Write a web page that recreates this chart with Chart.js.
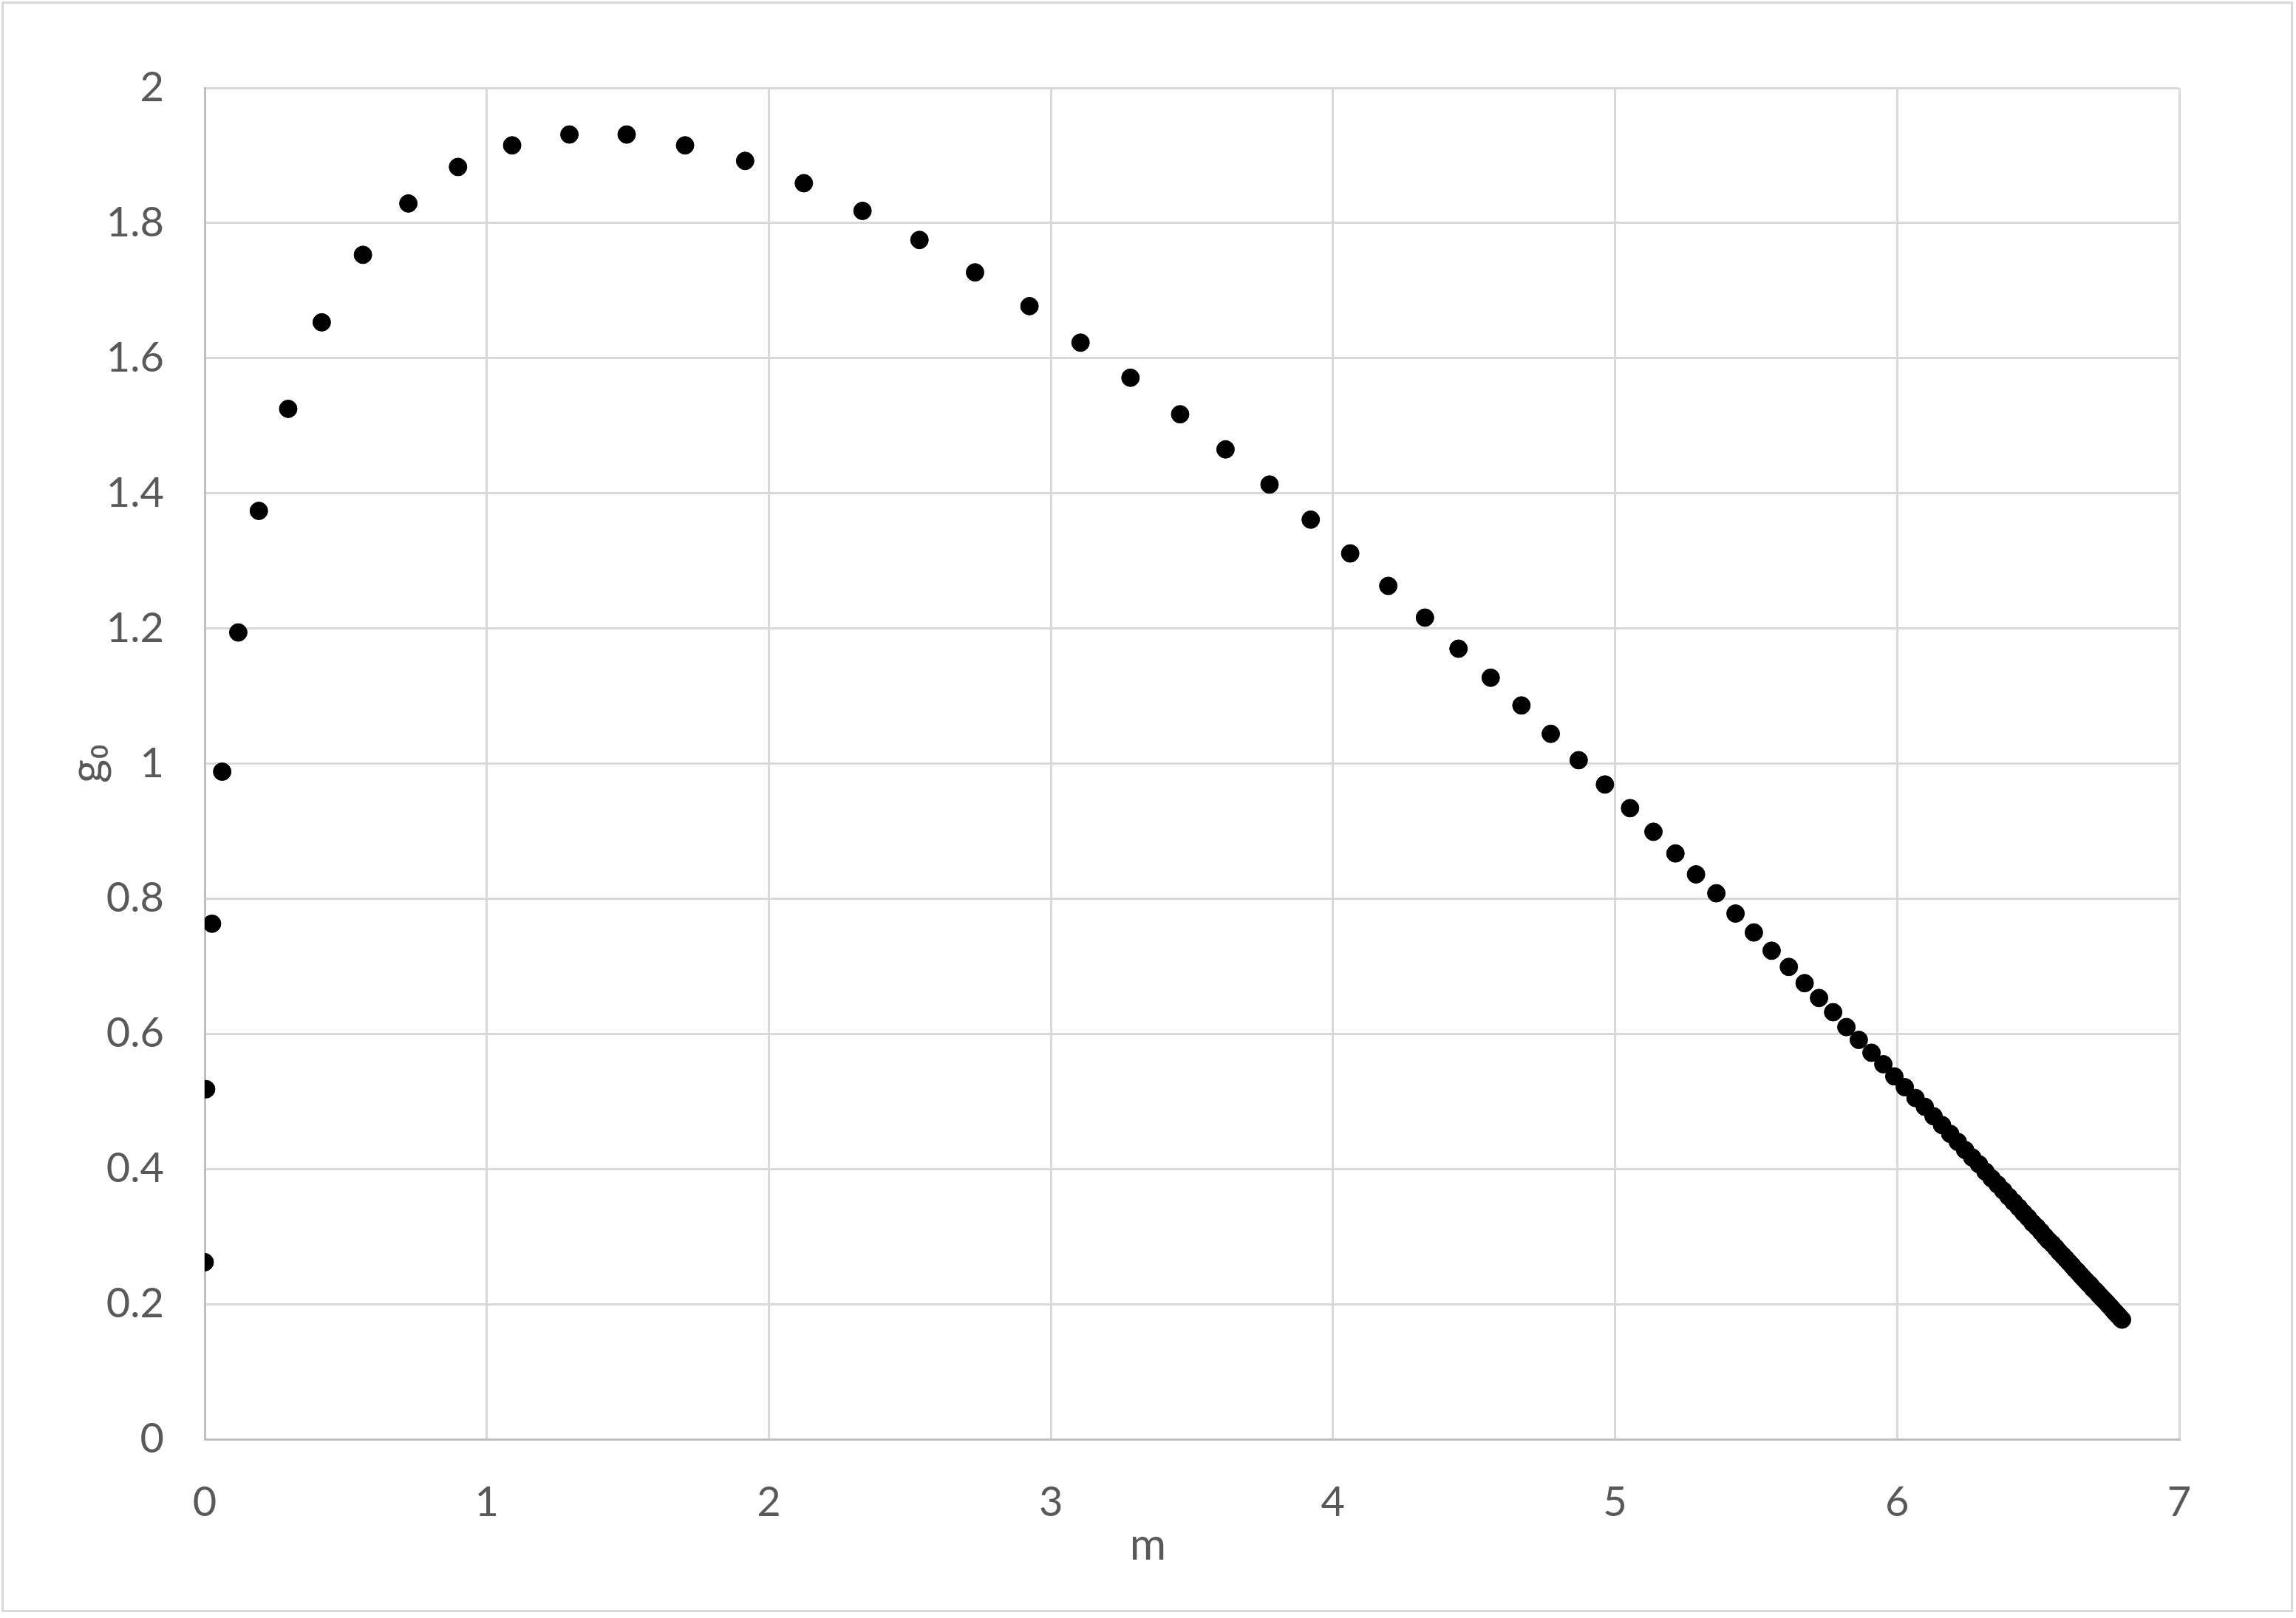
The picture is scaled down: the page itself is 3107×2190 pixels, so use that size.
<!DOCTYPE html>
<html>
<head>
<meta charset="utf-8">
<script src="https://cdn.jsdelivr.net/npm/chart.js@4.4.1/dist/chart.umd.min.js"></script>
<style>
  html, body { margin: 0; padding: 0; background: #ffffff; }
  #wrap { position: relative; width: 3107px; height: 2190px; background: #ffffff; }
  #frame { position: absolute; left: 2px; top: 2px; width: 3101px; height: 2180px; box-sizing: border-box; border: 3px solid #d9d9d9; pointer-events: none; }
  canvas { position: absolute; left: 0; top: 0; }
</style>
</head>
<body>
<div id="wrap">
  <canvas id="c" width="3107" height="2190"></canvas>
  <div id="frame"></div>
</div>
<script>
// ---- data ----
const mValues = [
  0.000, 0.005, 0.026, 0.062, 0.119, 0.192, 0.296, 0.415, 0.561, 0.722,
  0.898, 1.090, 1.293, 1.496, 1.703, 1.916, 2.124, 2.332, 2.534, 2.731,
  2.924, 3.105, 3.282, 3.458, 3.619, 3.775, 3.921, 4.061, 4.196, 4.326,
  4.445, 4.559, 4.668, 4.772, 4.871, 4.964, 5.053, 5.136, 5.214, 5.287,
  5.359, 5.427, 5.492, 5.555, 5.616, 5.672, 5.723, 5.773, 5.820, 5.864,
  5.909, 5.951, 5.990, 6.027, 6.065, 6.098, 6.129, 6.159, 6.188, 6.215,
  6.241, 6.266, 6.290, 6.313, 6.335, 6.356, 6.376, 6.395, 6.413, 6.431,
  6.448, 6.464, 6.480, 6.495, 6.510, 6.524, 6.537, 6.550, 6.563, 6.575,
  6.587, 6.598, 6.609, 6.620, 6.630, 6.640, 6.650, 6.659, 6.668, 6.677,
  6.685, 6.694, 6.702, 6.709, 6.717, 6.724, 6.731, 6.738, 6.745, 6.751,
  6.758, 6.764, 6.770, 6.775, 6.781, 6.786, 6.792, 6.797
];
const g0Values = [
  0.262, 0.518, 0.763, 0.988, 1.194, 1.374, 1.525, 1.653, 1.753, 1.829,
  1.883, 1.915, 1.931, 1.931, 1.915, 1.892, 1.859, 1.818, 1.775, 1.727,
  1.677, 1.623, 1.571, 1.517, 1.465, 1.413, 1.361, 1.311, 1.263, 1.216,
  1.170, 1.127, 1.086, 1.044, 1.005, 0.969, 0.934, 0.899, 0.867, 0.836,
  0.808, 0.778, 0.750, 0.723, 0.699, 0.675, 0.653, 0.632, 0.610, 0.591,
  0.572, 0.555, 0.537, 0.521, 0.505, 0.492, 0.478, 0.465, 0.452, 0.440,
  0.428, 0.417, 0.407, 0.396, 0.386, 0.377, 0.368, 0.359, 0.351, 0.343,
  0.335, 0.328, 0.320, 0.314, 0.307, 0.300, 0.294, 0.289, 0.283, 0.277,
  0.272, 0.267, 0.262, 0.257, 0.252, 0.248, 0.243, 0.239, 0.235, 0.231,
  0.228, 0.223, 0.220, 0.217, 0.213, 0.210, 0.207, 0.204, 0.201, 0.198,
  0.195, 0.192, 0.189, 0.187, 0.184, 0.182, 0.179, 0.177
];
const xTickLabels = ['0', '1', '2', '3', '4', '5', '6', '7'];
const yTickLabels = ['0', '0.2', '0.4', '0.6', '0.8', '1', '1.2', '1.4', '1.6', '1.8', '2'];
const xTitle = 'm';
const yTitle = 'g\u2080';

// ---- build chart ----
const points = mValues.map((m, i) => ({ x: m, y: g0Values[i] }));
const FONT = 'Lato, "Open Sans", "DejaVu Sans", sans-serif';
const PLOT = { left: 277, right: 2949, top: 119, bottom: 1948, W: 3107, H: 2190 };
const TEXT_COLOR = '#595959';

// x-axis title centred on the whole chart area (as in the reference)
const xTitlePlugin = {
  id: 'xTitlePlugin',
  afterDraw(chart) {
    const ctx = chart.ctx;
    ctx.save();
    ctx.fillStyle = TEXT_COLOR;
    ctx.font = '60px ' + FONT;
    ctx.textAlign = 'center';
    ctx.textBaseline = 'middle';
    ctx.fillText(xTitle, chart.width / 2, 2092);
    ctx.restore();
  }
};

new Chart(document.getElementById('c'), {
  type: 'scatter',
  data: {
    datasets: [{
      data: points,
      showLine: false,
      pointStyle: 'circle',
      pointRadius: 12,
      pointHoverRadius: 12,
      pointBackgroundColor: '#000000',
      pointBorderColor: '#000000',
      pointBorderWidth: 1
    }]
  },
  plugins: [xTitlePlugin],
  options: {
    responsive: false,
    animation: false,
    devicePixelRatio: 1,
    events: [],
    layout: { padding: { left: 0, top: PLOT.top, right: PLOT.W - PLOT.right, bottom: 0 } },
    plugins: { legend: { display: false }, tooltip: { enabled: false }, title: { display: false } },
    scales: {
      x: {
        type: 'linear',
        min: 0, max: 7,
        afterFit: (s) => { s.height = PLOT.H - PLOT.bottom; },
        grid: { color: '#d9d9d9', lineWidth: 3, drawTicks: false },
        border: { color: '#bfbfbf', width: 3 },
        ticks: {
          stepSize: 1,
          padding: 52,
          color: TEXT_COLOR,
          font: { family: FONT, size: 56 },
          callback: (v) => { const i = Math.round(v); return (Math.abs(v - i) < 1e-9 && xTickLabels[i] !== undefined) ? xTickLabels[i] : ''; }
        },
        title: { display: false }
      },
      y: {
        type: 'linear',
        min: 0, max: 2,
        afterFit: (s) => { s.width = PLOT.left; },
        grid: { color: '#d9d9d9', lineWidth: 3, drawTicks: false },
        border: { color: '#bfbfbf', width: 3 },
        ticks: {
          stepSize: 0.2,
          padding: 55,
          color: TEXT_COLOR,
          font: { family: FONT, size: 56 },
          callback: (v) => { const i = Math.round(v * 5); return (Math.abs(v * 5 - i) < 1e-6 && yTickLabels[i] !== undefined) ? yTickLabels[i] : ''; }
        },
        title: {
          display: true, text: yTitle, color: TEXT_COLOR,
          font: { family: FONT, size: 62 },
          padding: { top: 82, bottom: 0 }
        }
      }
    }
  }
});
</script>
</body>
</html>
--*--
→ **What the task asks**
Reproduce the material in its entirety and word for word, without the pictures.

→ **Expected answer**
Write a web page that recreates this chart with Chart.js.
The picture is scaled down: the page itself is 3107×2190 pixels, so use that size.
<!DOCTYPE html>
<html>
<head>
<meta charset="utf-8">
<script src="https://cdn.jsdelivr.net/npm/chart.js@4.4.1/dist/chart.umd.min.js"></script>
<style>
  html, body { margin: 0; padding: 0; background: #ffffff; }
  #wrap { position: relative; width: 3107px; height: 2190px; background: #ffffff; }
  #frame { position: absolute; left: 2px; top: 2px; width: 3101px; height: 2180px; box-sizing: border-box; border: 3px solid #d9d9d9; pointer-events: none; }
  canvas { position: absolute; left: 0; top: 0; }
</style>
</head>
<body>
<div id="wrap">
  <canvas id="c" width="3107" height="2190"></canvas>
  <div id="frame"></div>
</div>
<script>
// ---- data ----
const mValues = [
  0.000, 0.005, 0.026, 0.062, 0.119, 0.192, 0.296, 0.415, 0.561, 0.722,
  0.898, 1.090, 1.293, 1.496, 1.703, 1.916, 2.124, 2.332, 2.534, 2.731,
  2.924, 3.105, 3.282, 3.458, 3.619, 3.775, 3.921, 4.061, 4.196, 4.326,
  4.445, 4.559, 4.668, 4.772, 4.871, 4.964, 5.053, 5.136, 5.214, 5.287,
  5.359, 5.427, 5.492, 5.555, 5.616, 5.672, 5.723, 5.773, 5.820, 5.864,
  5.909, 5.951, 5.990, 6.027, 6.065, 6.098, 6.129, 6.159, 6.188, 6.215,
  6.241, 6.266, 6.290, 6.313, 6.335, 6.356, 6.376, 6.395, 6.413, 6.431,
  6.448, 6.464, 6.480, 6.495, 6.510, 6.524, 6.537, 6.550, 6.563, 6.575,
  6.587, 6.598, 6.609, 6.620, 6.630, 6.640, 6.650, 6.659, 6.668, 6.677,
  6.685, 6.694, 6.702, 6.709, 6.717, 6.724, 6.731, 6.738, 6.745, 6.751,
  6.758, 6.764, 6.770, 6.775, 6.781, 6.786, 6.792, 6.797
];
const g0Values = [
  0.262, 0.518, 0.763, 0.988, 1.194, 1.374, 1.525, 1.653, 1.753, 1.829,
  1.883, 1.915, 1.931, 1.931, 1.915, 1.892, 1.859, 1.818, 1.775, 1.727,
  1.677, 1.623, 1.571, 1.517, 1.465, 1.413, 1.361, 1.311, 1.263, 1.216,
  1.170, 1.127, 1.086, 1.044, 1.005, 0.969, 0.934, 0.899, 0.867, 0.836,
  0.808, 0.778, 0.750, 0.723, 0.699, 0.675, 0.653, 0.632, 0.610, 0.591,
  0.572, 0.555, 0.537, 0.521, 0.505, 0.492, 0.478, 0.465, 0.452, 0.440,
  0.428, 0.417, 0.407, 0.396, 0.386, 0.377, 0.368, 0.359, 0.351, 0.343,
  0.335, 0.328, 0.320, 0.314, 0.307, 0.300, 0.294, 0.289, 0.283, 0.277,
  0.272, 0.267, 0.262, 0.257, 0.252, 0.248, 0.243, 0.239, 0.235, 0.231,
  0.228, 0.223, 0.220, 0.217, 0.213, 0.210, 0.207, 0.204, 0.201, 0.198,
  0.195, 0.192, 0.189, 0.187, 0.184, 0.182, 0.179, 0.177
];
const xTickLabels = ['0', '1', '2', '3', '4', '5', '6', '7'];
const yTickLabels = ['0', '0.2', '0.4', '0.6', '0.8', '1', '1.2', '1.4', '1.6', '1.8', '2'];
const xTitle = 'm';
const yTitle = 'g\u2080';

// ---- build chart ----
const points = mValues.map((m, i) => ({ x: m, y: g0Values[i] }));
const FONT = 'Lato, "Open Sans", "DejaVu Sans", sans-serif';
const PLOT = { left: 277, right: 2949, top: 119, bottom: 1948, W: 3107, H: 2190 };
const TEXT_COLOR = '#595959';

// x-axis title centred on the whole chart area (as in the reference)
const xTitlePlugin = {
  id: 'xTitlePlugin',
  afterDraw(chart) {
    const ctx = chart.ctx;
    ctx.save();
    ctx.fillStyle = TEXT_COLOR;
    ctx.font = '60px ' + FONT;
    ctx.textAlign = 'center';
    ctx.textBaseline = 'middle';
    ctx.fillText(xTitle, chart.width / 2, 2092);
    ctx.restore();
  }
};

new Chart(document.getElementById('c'), {
  type: 'scatter',
  data: {
    datasets: [{
      data: points,
      showLine: false,
      pointStyle: 'circle',
      pointRadius: 12,
      pointHoverRadius: 12,
      pointBackgroundColor: '#000000',
      pointBorderColor: '#000000',
      pointBorderWidth: 1
    }]
  },
  plugins: [xTitlePlugin],
  options: {
    responsive: false,
    animation: false,
    devicePixelRatio: 1,
    events: [],
    layout: { padding: { left: 0, top: PLOT.top, right: PLOT.W - PLOT.right, bottom: 0 } },
    plugins: { legend: { display: false }, tooltip: { enabled: false }, title: { display: false } },
    scales: {
      x: {
        type: 'linear',
        min: 0, max: 7,
        afterFit: (s) => { s.height = PLOT.H - PLOT.bottom; },
        grid: { color: '#d9d9d9', lineWidth: 3, drawTicks: false },
        border: { color: '#bfbfbf', width: 3 },
        ticks: {
          stepSize: 1,
          padding: 52,
          color: TEXT_COLOR,
          font: { family: FONT, size: 56 },
          callback: (v) => { const i = Math.round(v); return (Math.abs(v - i) < 1e-9 && xTickLabels[i] !== undefined) ? xTickLabels[i] : ''; }
        },
        title: { display: false }
      },
      y: {
        type: 'linear',
        min: 0, max: 2,
        afterFit: (s) => { s.width = PLOT.left; },
        grid: { color: '#d9d9d9', lineWidth: 3, drawTicks: false },
        border: { color: '#bfbfbf', width: 3 },
        ticks: {
          stepSize: 0.2,
          padding: 55,
          color: TEXT_COLOR,
          font: { family: FONT, size: 56 },
          callback: (v) => { const i = Math.round(v * 5); return (Math.abs(v * 5 - i) < 1e-6 && yTickLabels[i] !== undefined) ? yTickLabels[i] : ''; }
        },
        title: {
          display: true, text: yTitle, color: TEXT_COLOR,
          font: { family: FONT, size: 62 },
          padding: { top: 82, bottom: 0 }
        }
      }
    }
  }
});
</script>
</body>
</html>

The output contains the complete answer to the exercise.